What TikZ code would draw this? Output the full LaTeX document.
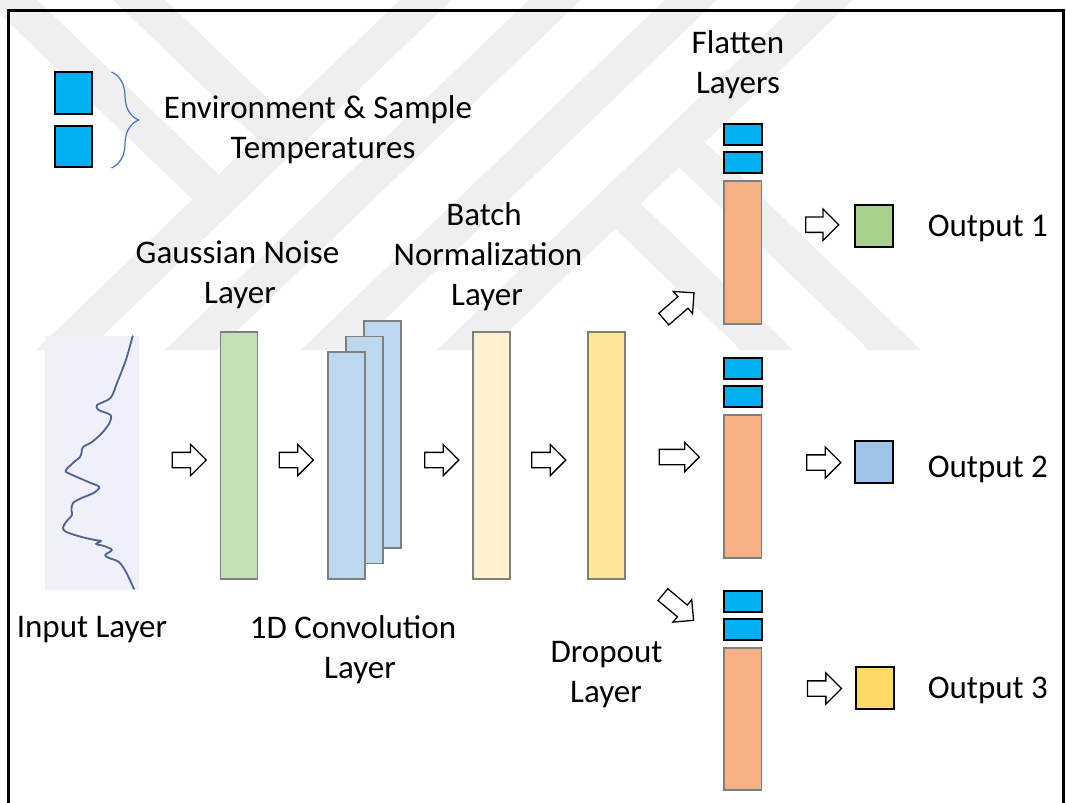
\documentclass[tikz,border=0pt]{standalone}
\usepackage{fontspec}
\setmainfont{Carlito}
\usetikzlibrary{shapes.arrows,decorations.pathreplacing}

\definecolor{wm}{RGB}{239,239,239}
\definecolor{cyanbox}{RGB}{0,176,240}
\definecolor{layeredge}{RGB}{127,127,127}
\definecolor{noisegreen}{RGB}{197,224,180}
\definecolor{convblue}{RGB}{189,215,238}
\definecolor{normyellow}{RGB}{255,242,204}
\definecolor{dropyellow}{RGB}{255,230,153}
\definecolor{flatorange}{RGB}{244,177,131}
\definecolor{outgreen}{RGB}{169,209,142}
\definecolor{outblue}{RGB}{157,195,230}
\definecolor{outyellow}{RGB}{255,217,102}
\definecolor{inputbg}{RGB}{240,240,250}
\definecolor{signal}{RGB}{79,99,142}
\definecolor{bracecol}{RGB}{68,114,196}

\begin{document}
\begin{tikzpicture}[x=1pt,y=-1pt,
  lbl/.style={font=\fontsize{33}{40}\selectfont, inner sep=0pt, anchor=base},
  layerbox/.style={draw=layeredge, line width=1.5pt, minimum width=37pt, inner sep=0pt},
  tempbox/.style={draw=black, fill=cyanbox, line width=2pt, inner sep=0pt},
  outbox/.style={draw=black, line width=2pt, minimum width=38pt, minimum height=42pt, inner sep=0pt},
  blockarrow/.style={single arrow, draw=black, fill=white, line width=1.3pt,
    inner xsep=0pt, inner ysep=7pt, single arrow head extend=8pt,
    single arrow tip angle=90, minimum height=34pt, line join=miter},
  bigarrow/.style={blockarrow, minimum height=40pt, single arrow head extend=7pt}
]
\useasboundingbox (0,0) rectangle (1066,803);
\fill[white] (0,0) rectangle (1066,803);

% faint background emblem: four long slanted bands with side branches
\fill[wm] (406,-6) -- (458,-6) -- (88,350) -- (36,350) -- cycle;
\fill[wm] (535,-6) -- (587,-6) -- (217,350) -- (165,350) -- cycle;
\fill[wm] (671,-6) -- (723,-6) -- (353,350) -- (301,350) -- cycle;
\fill[wm] (807,-6) -- (859,-6) -- (489,350) -- (437,350) -- cycle;
\fill[wm] (-21,-6) -- (31,-6) -- (231.5,187) -- (205.5,212) -- cycle;
\fill[wm] (107,-6) -- (159,-6) -- (295.5,125.5) -- (269.5,150.5) -- cycle;
\fill[wm] (666,154.8) -- (692,129.8) -- (921,350) -- (869,350) -- cycle;
\fill[wm] (602,216.3) -- (628,191.3) -- (793,350) -- (741,350) -- cycle;

% outer frame (open at the bottom)
\draw[line width=3pt, line join=miter] (8.5,810) -- (8.5,10) -- (1063,10) -- (1063,810);

% temperature inputs
\node[tempbox, minimum width=37.5pt, minimum height=42pt] (t1) at (73.7,93) {};
\node[tempbox, minimum width=37.5pt, minimum height=41pt] (t2) at (73.7,146.5) {};
\coordinate (braceTop) at (111.5,72);
\coordinate (braceBot) at (111.5,168);
\draw[bracecol, line width=1.2pt, decorate, decoration={brace, amplitude=27pt}] (braceTop) -- (braceBot);
\node[lbl] (envA) at (318,118) {Environment \& Sample};
\node[lbl] (envB) at (323,158) {Temperatures};

% input spectrum
\node[fill=inputbg, minimum width=94.5pt, minimum height=254pt, inner sep=0pt] (inp) at (92.2,463) {};
\draw[signal, line width=1.8pt, line cap=round, line join=round]
  plot[smooth, tension=0.5] coordinates {(132.7,336) (125.9,360) (117,383) (110.5,398)
  (97,405) (98.6,410) (110.5,415) (109.5,423) (102,433) (92,442) (83,447) (81.6,452)
  (80,457) (73,463) (66,470) (68,473) (88.4,482) (99.3,487) (93.5,493) (81.6,498)
  (73,503) (71.4,510) (72,515) (66,522) (63,528) (66.3,532) (81.6,537) (95,540)
  (101,541) (96,544) (104,546) (112,550) (105,555) (109,558) (119,562) (126,572) (134,589)};
\node[lbl] (inpL) at (92,637) {Input Layer};

% processing layers
\node[layerbox, fill=noisegreen, minimum height=247pt] (noise) at (239,455.5) {};
\node[layerbox, fill=convblue, minimum height=227pt] (convC) at (382.5,434.5) {};
\node[layerbox, fill=convblue, minimum height=227pt] (convB) at (364.5,450) {};
\node[layerbox, fill=convblue, minimum height=227pt] (convA) at (346.5,465.5) {};
\node[layerbox, fill=normyellow, minimum height=247pt] (norm) at (491.7,455.5) {};
\node[layerbox, fill=dropyellow, minimum height=247pt] (drop) at (606.7,455.5) {};

\node[lbl] (noiseA) at (237.5,263) {Gaussian Noise};
\node[lbl] (noiseB) at (240,303) {Layer};
\node[lbl] (normA) at (484,225) {Batch};
\node[lbl] (normB) at (488,265) {Normalization};
\node[lbl] (normC) at (487,305) {Layer};
\node[lbl] (convLA) at (353,638) {1D Convolution};
\node[lbl] (convLB) at (360,678) {Layer};
\node[lbl] (dropA) at (606.6,662) {Dropout};
\node[lbl] (dropB) at (606,702) {Layer};
\node[lbl] (flatA) at (738,53) {Flatten};
\node[lbl] (flatB) at (738,93) {Layers};

% flatten columns: two temperature cells on top of each flattened vector
\foreach \n/\ya/\yb/\yo/\h in {1/134.5/162.5/252.5/143, 2/368.5/396.5/486.5/143, 3/601.5/629.5/719/142}{
  \node[tempbox, minimum width=38pt, minimum height=21pt] (fa\n) at (742.8,\ya) {};
  \node[tempbox, minimum width=38pt, minimum height=21pt] (fb\n) at (742.8,\yb) {};
  \node[layerbox, fill=flatorange, minimum width=37.6pt, minimum height=\h pt] (fo\n) at (742.8,\yo) {};
}

% outputs
\node[outbox, fill=outgreen] (o1) at (874,225.5) {};
\node[outbox, fill=outblue] (o2) at (874,462) {};
\node[outbox, fill=outyellow] (o3) at (875,688) {};
\node[lbl, anchor=base west] (o1L) at (927.6,236) {Output 1};
\node[lbl, anchor=base west] (o2L) at (927.6,477) {Output 2};
\node[lbl, anchor=base west] (o3L) at (927.6,698) {Output 3};

% block arrows between stages
\node[blockarrow] (a1) at (185.4,460) {};
\node[blockarrow] (a2) at (292.5,460) {};
\node[blockarrow] (a3) at (438,460) {};
\node[blockarrow] (a4) at (545,460) {};
\node[bigarrow] (a5) at (675.5,457) {};
\node[bigarrow, rotate=41] (a6) at (676,308.5) {};
\node[bigarrow, rotate=-40] (a7) at (675.3,605) {};
\node[blockarrow, minimum height=33pt] (a8) at (818.4,224.7) {};
\node[blockarrow] (a9) at (820,462.5) {};
\node[blockarrow] (a10) at (820.7,688.5) {};
\end{tikzpicture}
\end{document}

........

_Set task_
Leave out all pictures, then copy the remaining material exactly.

_The answer_
What TikZ code would draw this? Output the full LaTeX document.
\documentclass[tikz,border=0pt]{standalone}
\usepackage{fontspec}
\setmainfont{Carlito}
\usetikzlibrary{shapes.arrows,decorations.pathreplacing}

\definecolor{wm}{RGB}{239,239,239}
\definecolor{cyanbox}{RGB}{0,176,240}
\definecolor{layeredge}{RGB}{127,127,127}
\definecolor{noisegreen}{RGB}{197,224,180}
\definecolor{convblue}{RGB}{189,215,238}
\definecolor{normyellow}{RGB}{255,242,204}
\definecolor{dropyellow}{RGB}{255,230,153}
\definecolor{flatorange}{RGB}{244,177,131}
\definecolor{outgreen}{RGB}{169,209,142}
\definecolor{outblue}{RGB}{157,195,230}
\definecolor{outyellow}{RGB}{255,217,102}
\definecolor{inputbg}{RGB}{240,240,250}
\definecolor{signal}{RGB}{79,99,142}
\definecolor{bracecol}{RGB}{68,114,196}

\begin{document}
\begin{tikzpicture}[x=1pt,y=-1pt,
  lbl/.style={font=\fontsize{33}{40}\selectfont, inner sep=0pt, anchor=base},
  layerbox/.style={draw=layeredge, line width=1.5pt, minimum width=37pt, inner sep=0pt},
  tempbox/.style={draw=black, fill=cyanbox, line width=2pt, inner sep=0pt},
  outbox/.style={draw=black, line width=2pt, minimum width=38pt, minimum height=42pt, inner sep=0pt},
  blockarrow/.style={single arrow, draw=black, fill=white, line width=1.3pt,
    inner xsep=0pt, inner ysep=7pt, single arrow head extend=8pt,
    single arrow tip angle=90, minimum height=34pt, line join=miter},
  bigarrow/.style={blockarrow, minimum height=40pt, single arrow head extend=7pt}
]
\useasboundingbox (0,0) rectangle (1066,803);
\fill[white] (0,0) rectangle (1066,803);

% faint background emblem: four long slanted bands with side branches
\fill[wm] (406,-6) -- (458,-6) -- (88,350) -- (36,350) -- cycle;
\fill[wm] (535,-6) -- (587,-6) -- (217,350) -- (165,350) -- cycle;
\fill[wm] (671,-6) -- (723,-6) -- (353,350) -- (301,350) -- cycle;
\fill[wm] (807,-6) -- (859,-6) -- (489,350) -- (437,350) -- cycle;
\fill[wm] (-21,-6) -- (31,-6) -- (231.5,187) -- (205.5,212) -- cycle;
\fill[wm] (107,-6) -- (159,-6) -- (295.5,125.5) -- (269.5,150.5) -- cycle;
\fill[wm] (666,154.8) -- (692,129.8) -- (921,350) -- (869,350) -- cycle;
\fill[wm] (602,216.3) -- (628,191.3) -- (793,350) -- (741,350) -- cycle;

% outer frame (open at the bottom)
\draw[line width=3pt, line join=miter] (8.5,810) -- (8.5,10) -- (1063,10) -- (1063,810);

% temperature inputs
\node[tempbox, minimum width=37.5pt, minimum height=42pt] (t1) at (73.7,93) {};
\node[tempbox, minimum width=37.5pt, minimum height=41pt] (t2) at (73.7,146.5) {};
\coordinate (braceTop) at (111.5,72);
\coordinate (braceBot) at (111.5,168);
\draw[bracecol, line width=1.2pt, decorate, decoration={brace, amplitude=27pt}] (braceTop) -- (braceBot);
\node[lbl] (envA) at (318,118) {Environment \& Sample};
\node[lbl] (envB) at (323,158) {Temperatures};

% input spectrum
\node[fill=inputbg, minimum width=94.5pt, minimum height=254pt, inner sep=0pt] (inp) at (92.2,463) {};
\draw[signal, line width=1.8pt, line cap=round, line join=round]
  plot[smooth, tension=0.5] coordinates {(132.7,336) (125.9,360) (117,383) (110.5,398)
  (97,405) (98.6,410) (110.5,415) (109.5,423) (102,433) (92,442) (83,447) (81.6,452)
  (80,457) (73,463) (66,470) (68,473) (88.4,482) (99.3,487) (93.5,493) (81.6,498)
  (73,503) (71.4,510) (72,515) (66,522) (63,528) (66.3,532) (81.6,537) (95,540)
  (101,541) (96,544) (104,546) (112,550) (105,555) (109,558) (119,562) (126,572) (134,589)};
\node[lbl] (inpL) at (92,637) {Input Layer};

% processing layers
\node[layerbox, fill=noisegreen, minimum height=247pt] (noise) at (239,455.5) {};
\node[layerbox, fill=convblue, minimum height=227pt] (convC) at (382.5,434.5) {};
\node[layerbox, fill=convblue, minimum height=227pt] (convB) at (364.5,450) {};
\node[layerbox, fill=convblue, minimum height=227pt] (convA) at (346.5,465.5) {};
\node[layerbox, fill=normyellow, minimum height=247pt] (norm) at (491.7,455.5) {};
\node[layerbox, fill=dropyellow, minimum height=247pt] (drop) at (606.7,455.5) {};

\node[lbl] (noiseA) at (237.5,263) {Gaussian Noise};
\node[lbl] (noiseB) at (240,303) {Layer};
\node[lbl] (normA) at (484,225) {Batch};
\node[lbl] (normB) at (488,265) {Normalization};
\node[lbl] (normC) at (487,305) {Layer};
\node[lbl] (convLA) at (353,638) {1D Convolution};
\node[lbl] (convLB) at (360,678) {Layer};
\node[lbl] (dropA) at (606.6,662) {Dropout};
\node[lbl] (dropB) at (606,702) {Layer};
\node[lbl] (flatA) at (738,53) {Flatten};
\node[lbl] (flatB) at (738,93) {Layers};

% flatten columns: two temperature cells on top of each flattened vector
\foreach \n/\ya/\yb/\yo/\h in {1/134.5/162.5/252.5/143, 2/368.5/396.5/486.5/143, 3/601.5/629.5/719/142}{
  \node[tempbox, minimum width=38pt, minimum height=21pt] (fa\n) at (742.8,\ya) {};
  \node[tempbox, minimum width=38pt, minimum height=21pt] (fb\n) at (742.8,\yb) {};
  \node[layerbox, fill=flatorange, minimum width=37.6pt, minimum height=\h pt] (fo\n) at (742.8,\yo) {};
}

% outputs
\node[outbox, fill=outgreen] (o1) at (874,225.5) {};
\node[outbox, fill=outblue] (o2) at (874,462) {};
\node[outbox, fill=outyellow] (o3) at (875,688) {};
\node[lbl, anchor=base west] (o1L) at (927.6,236) {Output 1};
\node[lbl, anchor=base west] (o2L) at (927.6,477) {Output 2};
\node[lbl, anchor=base west] (o3L) at (927.6,698) {Output 3};

% block arrows between stages
\node[blockarrow] (a1) at (185.4,460) {};
\node[blockarrow] (a2) at (292.5,460) {};
\node[blockarrow] (a3) at (438,460) {};
\node[blockarrow] (a4) at (545,460) {};
\node[bigarrow] (a5) at (675.5,457) {};
\node[bigarrow, rotate=41] (a6) at (676,308.5) {};
\node[bigarrow, rotate=-40] (a7) at (675.3,605) {};
\node[blockarrow, minimum height=33pt] (a8) at (818.4,224.7) {};
\node[blockarrow] (a9) at (820,462.5) {};
\node[blockarrow] (a10) at (820.7,688.5) {};
\end{tikzpicture}
\end{document}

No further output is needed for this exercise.